この「ムロン」が、「ムスク(麝香・じゃこう)」となり、だんだん変化していって、「ミュスカデ」の語源になったと言われていますが、実際のところはよく分かっていません。
こうして、ナント地区の人々が探しもとめ、惚れ込み、今やロワール地方を代表するぶどうとなった「ムロン・ド・ブルゴーニュ(=ミュスカデ)」は、1709年の大寒波によって生まれたと言えます。
ちなみに、このミュスカデは、出身地であったブルゴーニュ地方では、現在ほとんど栽培されておらず、栽培面積は全体の1%にも満たないようです(ブルゴーニュワイン事務局の資料による)。
私も何度かブルゴーニュを訪問しましたが、一度もお目にかかっていません。

ところで、ミュスカデのラベルには、よくシュール・リー(sur lie=澱の上の意味)と書かれています。 一般的にはワインが出来ると、上澄みを他へ移し、底の澱は取り除くのですが(=澱引き)、ミュスカデの場合はそのまま春まで澱引きをせずにおいておくのです。
こうして、ワインが澱(酵母)と長い間接していくことで、酵母は自己分解してアミノ酸となり、ワインに旨みが溶け込んでいき、この製法は、雑菌などが繁殖しないよう温度管理が大切なので、ひと手間かけたコクのある美味しいワインと言えるでしょう。全てのミュスカデのワインが、この製法で造られているわけではありませんが、ラベルに(sur lie)と表示されているワインは、全てこの製法で造られています。

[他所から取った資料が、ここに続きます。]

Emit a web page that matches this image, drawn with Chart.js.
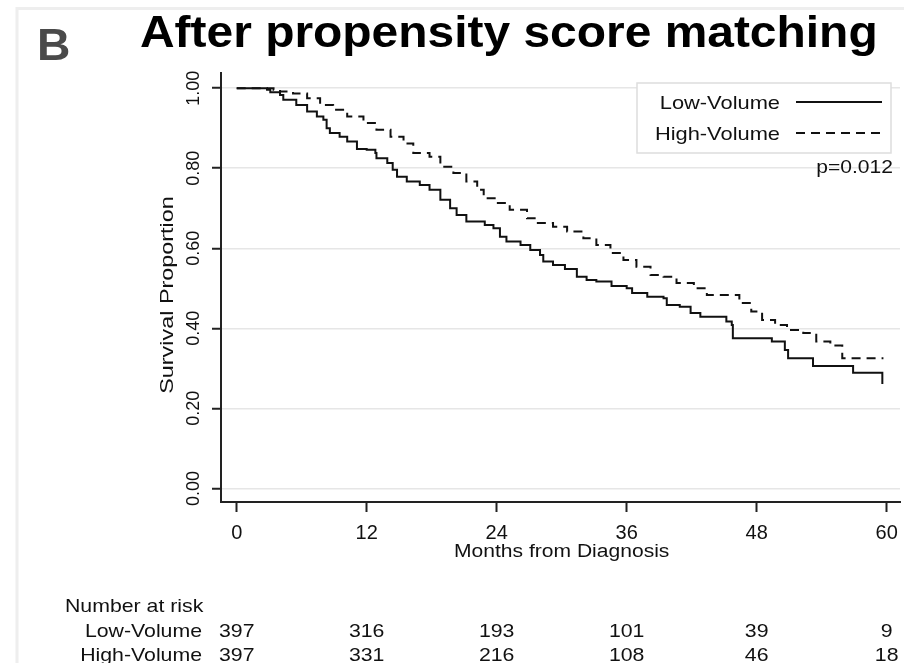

ちなみに、ロワールのナント地区で始められたこの製法は、現在、日本の甲州ぶどうで造られるワインにも導入されています。

fd401535 ミュスカデのワインを選ぶ時は、「ミュスカデ・ド・セーベル・エ・メーヌ・シュール・リー」とラベルに書いてあるものをお勧めします。
これは、最良のぶどうができるとされるセーベル川とメーヌ川の間の地区で、さらにシュール・リーをしたミュスカデという意味で、はずれはほとんどないと思います。

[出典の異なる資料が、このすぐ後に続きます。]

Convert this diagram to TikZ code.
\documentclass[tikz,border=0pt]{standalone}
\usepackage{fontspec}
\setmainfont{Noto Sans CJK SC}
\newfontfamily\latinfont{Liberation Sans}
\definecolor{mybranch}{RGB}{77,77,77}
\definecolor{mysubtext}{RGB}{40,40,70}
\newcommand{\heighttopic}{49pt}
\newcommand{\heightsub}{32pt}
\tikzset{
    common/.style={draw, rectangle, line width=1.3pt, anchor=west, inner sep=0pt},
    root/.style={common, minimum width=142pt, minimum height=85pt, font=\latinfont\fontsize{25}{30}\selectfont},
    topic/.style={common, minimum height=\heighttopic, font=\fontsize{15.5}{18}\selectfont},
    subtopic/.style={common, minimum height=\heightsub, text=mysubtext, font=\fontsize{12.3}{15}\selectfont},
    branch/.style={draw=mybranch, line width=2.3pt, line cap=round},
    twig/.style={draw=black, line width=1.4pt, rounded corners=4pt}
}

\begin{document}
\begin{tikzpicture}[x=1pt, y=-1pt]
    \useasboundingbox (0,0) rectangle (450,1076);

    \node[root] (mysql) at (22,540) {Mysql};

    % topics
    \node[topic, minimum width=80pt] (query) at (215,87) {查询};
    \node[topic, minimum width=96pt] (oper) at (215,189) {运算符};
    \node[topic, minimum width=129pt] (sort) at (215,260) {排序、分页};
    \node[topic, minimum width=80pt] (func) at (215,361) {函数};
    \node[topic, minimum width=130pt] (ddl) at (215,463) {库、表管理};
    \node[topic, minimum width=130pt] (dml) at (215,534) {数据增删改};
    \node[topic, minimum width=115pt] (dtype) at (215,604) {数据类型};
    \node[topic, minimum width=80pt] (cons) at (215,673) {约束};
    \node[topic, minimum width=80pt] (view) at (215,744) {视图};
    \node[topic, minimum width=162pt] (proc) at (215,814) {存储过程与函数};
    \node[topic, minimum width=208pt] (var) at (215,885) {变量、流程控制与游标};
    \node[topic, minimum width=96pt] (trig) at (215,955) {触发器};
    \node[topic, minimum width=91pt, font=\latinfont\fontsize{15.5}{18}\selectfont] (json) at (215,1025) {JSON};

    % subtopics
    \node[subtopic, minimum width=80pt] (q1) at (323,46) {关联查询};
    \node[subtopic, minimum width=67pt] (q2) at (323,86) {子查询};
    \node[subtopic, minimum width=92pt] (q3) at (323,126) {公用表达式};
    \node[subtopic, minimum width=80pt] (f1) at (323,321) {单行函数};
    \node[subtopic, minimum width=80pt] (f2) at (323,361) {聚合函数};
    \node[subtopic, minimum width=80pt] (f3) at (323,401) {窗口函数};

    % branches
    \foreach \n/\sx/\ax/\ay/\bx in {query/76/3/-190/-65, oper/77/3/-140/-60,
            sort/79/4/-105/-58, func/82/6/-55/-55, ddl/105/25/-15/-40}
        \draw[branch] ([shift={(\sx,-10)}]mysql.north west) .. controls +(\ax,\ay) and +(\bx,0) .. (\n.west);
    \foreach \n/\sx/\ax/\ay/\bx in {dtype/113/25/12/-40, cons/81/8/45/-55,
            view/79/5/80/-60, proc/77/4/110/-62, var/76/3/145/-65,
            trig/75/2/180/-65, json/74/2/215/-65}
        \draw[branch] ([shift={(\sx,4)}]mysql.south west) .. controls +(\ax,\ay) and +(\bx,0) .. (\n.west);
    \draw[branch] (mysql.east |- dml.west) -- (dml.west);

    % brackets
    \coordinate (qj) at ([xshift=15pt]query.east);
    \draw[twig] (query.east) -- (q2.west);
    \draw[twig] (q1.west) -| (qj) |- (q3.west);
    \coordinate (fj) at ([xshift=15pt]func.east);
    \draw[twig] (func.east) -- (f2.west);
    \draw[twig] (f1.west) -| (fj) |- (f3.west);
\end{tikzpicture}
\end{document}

ミュスカデは細長いグリーン色の瓶に入っており、酸味がしっかりしている魚貝類にぴったりの辛口の白ワインです。
熱い夏にきりりと冷やしたミュスカデは、フレッシュでフルーティ。
パスタ料理にばっちりです。価格も手頃で1,000円~1,800円ほどで購入する事が出来るお買い得ワインです。

補足
ロワールのナント地区は、牡蠣の養殖がとても盛んな地区です。
ところが1970年頃に、山林の伐採などで、山地からの栄養分が河に流れ込まなくなり、生態系が壊れ、寄生虫が発生したりして、その当時養殖されていた、フランス牡蠣はほとんど全滅してしまったのです。

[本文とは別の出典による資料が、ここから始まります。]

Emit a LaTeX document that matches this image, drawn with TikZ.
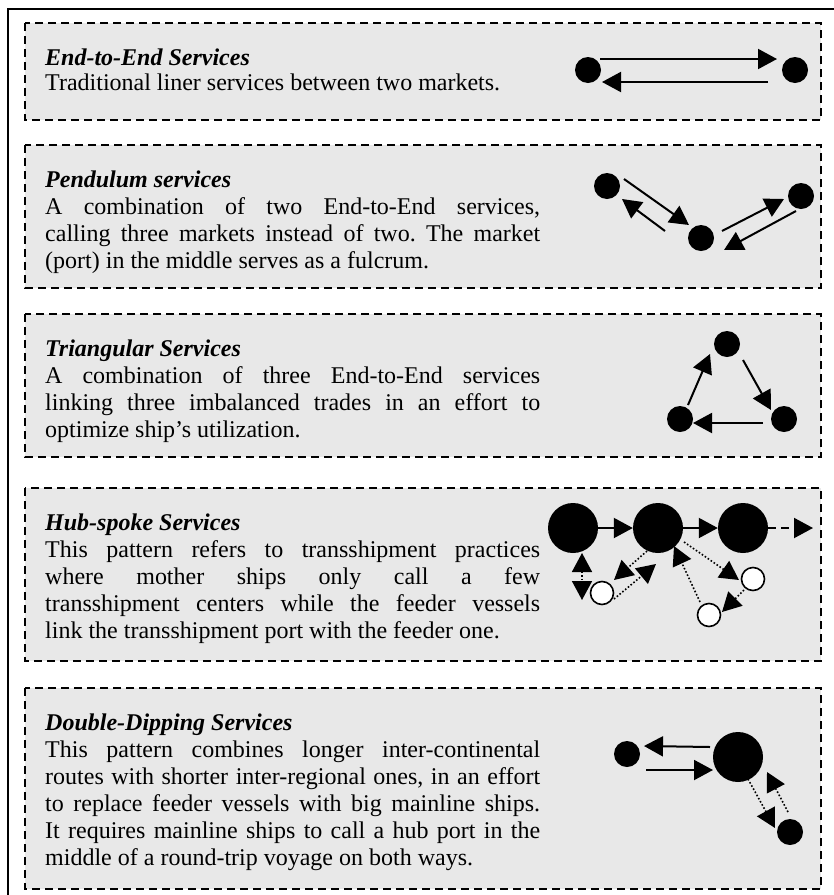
\documentclass[tikz,border=0pt]{standalone}
\usepackage{fontspec}
\setmainfont{Liberation Serif}
\usetikzlibrary{arrows.meta,calc}

\definecolor{boxgray}{HTML}{E8E8E8}
\tolerance=10000
\hbadness=10000
\frenchspacing

\begin{document}
\begin{tikzpicture}[
  x=1pt, y=-1pt,
  font=\fontsize{24}{27}\selectfont,
  >={Triangle[length=19pt,width=20pt]},
  panel/.style={draw=black, fill=boxgray, line width=1.6pt, dash pattern=on 8pt off 5pt},
  heading/.style={anchor=base west, inner sep=0pt, font=\fontsize{24}{27}\selectfont\bfseries\itshape},
  blurb/.style={anchor=base west, inner sep=0pt, text width=495pt, align=justify},
  port/.style={circle, fill=black, inner sep=0pt, minimum size=26pt},
  hub/.style={circle, fill=black, inner sep=0pt, minimum size=50pt},
  feeder/.style={circle, draw=black, fill=white, line width=1.6pt, inner sep=0pt, minimum size=23pt},
  route/.style={->, line width=2pt},
  feed/.style={->, line width=1.6pt, dash pattern=on 1.6pt off 2pt},
]
% Coordinate system: pixels of the page, y pointing down
\useasboundingbox (0,0) rectangle (834,895);

% --- Frame and panels ---
\draw[line width=1.5pt] (8,900) -- (8,9) -- (840,9);
\foreach \ytop/\ybot in {23/120,145/288,314/457,488/661,688/889}
  \draw[panel] (25,\ytop) rectangle (821,\ybot);

% --- Texts ---
\node[heading] (ttl1) at (45,65) {End-to-End Services};
\node[blurb] (txt1) at (45,90) {Traditional liner services between two markets.};

\node[heading] (ttl2) at (45,187) {Pendulum services};
\node[blurb] (txt2) at (45,214) {A combination of two End-to-End services,\linebreak
  calling three markets instead of two. The market\linebreak
  (port) in the middle serves as a fulcrum.};

\node[heading] (ttl3) at (45,356) {Triangular Services};
\node[blurb] (txt3) at (45,383) {A combination of three End-to-End services\linebreak
  linking three imbalanced trades in an effort to\linebreak
  optimize ship’s utilization.};

\node[heading] (ttl4) at (45,530) {Hub-spoke Services};
\node[blurb] (txt4) at (45,557) {\parfillskip=0pt
  This pattern refers to transshipment practices\linebreak
  where mother ships only call a few\linebreak
  transshipment centers while the feeder vessels\linebreak
  link the transshipment port with the feeder one.};

\node[heading] (ttl5) at (45,730) {Double-Dipping Services};
\node[blurb] (txt5) at (45,757) {This pattern combines longer inter-continental\linebreak
  routes with shorter inter-regional ones, in an effort\linebreak
  to replace feeder vessels with big mainline ships.\linebreak
  It requires mainline ships to call a hub port in the\linebreak
  middle of a round-trip voyage on both ways.};

% --- End-to-End ---
\node[port] (e1) at (588,70) {};
\node[port] (e2) at (795,70) {};
\draw[route] ($(e1)+(12,-11)$) -- ($(e2)+(-18,-11)$);
\draw[route] ($(e2)+(-27,12)$) -- ($(e1)+(14,12)$);

% --- Pendulum ---
\node[port] (p1) at (607,186) {};
\node[port] (p2) at (701,238) {};
\node[port] (p3) at (801,196) {};
\draw[route] ($(p1)+(17,-7)$) -- ($(p2)+(-12,-13)$);
\draw[route] ($(p2)+(-36,-7)$) -- ($(p1)+(15,13)$);
\draw[route] ($(p2)+(21,-7)$) -- ($(p3)+(-17,3)$);
\draw[route] ($(p3)+(-5,15)$) -- ($(p2)+(23,12)$);

% --- Triangular ---
\node[port] (t1) at (727,344) {};
\node[port] (t2) at (680,419) {};
\node[port] (t3) at (784,419) {};
\draw[route] ($(t1)+(16,16)$) -- ($(t3)+(-13,-9)$);
\draw[route] ($(t3)+(-21,4)$) -- ($(t2)+(13,4)$);
\draw[route] ($(t2)+(8,-14)$) -- ($(t1)+(-17,10)$);

% --- Hub-spoke ---
\node[hub] (h1) at (573,528) {};
\node[hub] (h2) at (658,528) {};
\node[hub] (h3) at (743,528) {};
\node[feeder] (f1) at (602,593) {};
\node[feeder] (f2) at (753,579) {};
\node[feeder] (f3) at (709,615) {};
\coordinate (hout) at (813,528);
\draw[route] (h1) -- (h2);
\draw[route] (h2) -- (h3);
\draw[route, dash pattern=on 8pt off 5pt] (h3) -- (hout);
\draw[feed, <->] ($(h1)+(9,25)$) -- ($(f1)+(-20,7)$);
\draw[feed] ($(h2)+(-11,23)$) -- ($(f1)+(12,-13)$);
\draw[feed] ($(f1)+(12,6)$) -- ($(h2)+(-2,36)$);
\draw[feed] ($(h2)+(26,14)$) -- ($(f2)+(-14,1)$);
\draw[feed] ($(f3)+(-9,-13)$) -- ($(h2)+(16,18)$);
\draw[feed] ($(f2)+(-9,11)$) -- ($(f3)+(13,-3)$);

% --- Double-dipping ---
\node[port] (d1) at (627,754) {};
\node[hub] (d2) at (738,757) {};
\node[port] (d3) at (790,832) {};
\draw[route] ($(d2)+(-28,-10)$) -- ($(d1)+(17,-8)$);
\draw[route] ($(d1)+(19,16)$) -- ($(d2)+(-25,13)$);
\draw[feed] ($(d2)+(10,22)$) -- ($(d3)+(-15,-4)$);
\draw[feed] ($(d3)+(-2,-20)$) -- ($(d2)+(29,15)$);

\end{tikzpicture}
\end{document}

その時、養殖業者に牡蠣の稚貝を提供したのが日本の三陸海岸の養殖業者でした。ですので、いま、ミュスカデ地方で養殖されているのは、日本の真牡蠣なのです。
時を経て、東日本大震災の時に、フランスの牡蠣の養殖業者が東北の漁協に牡蠣の稚貝を送ってくれたのは、本当にこころ温まるニュースでしたね。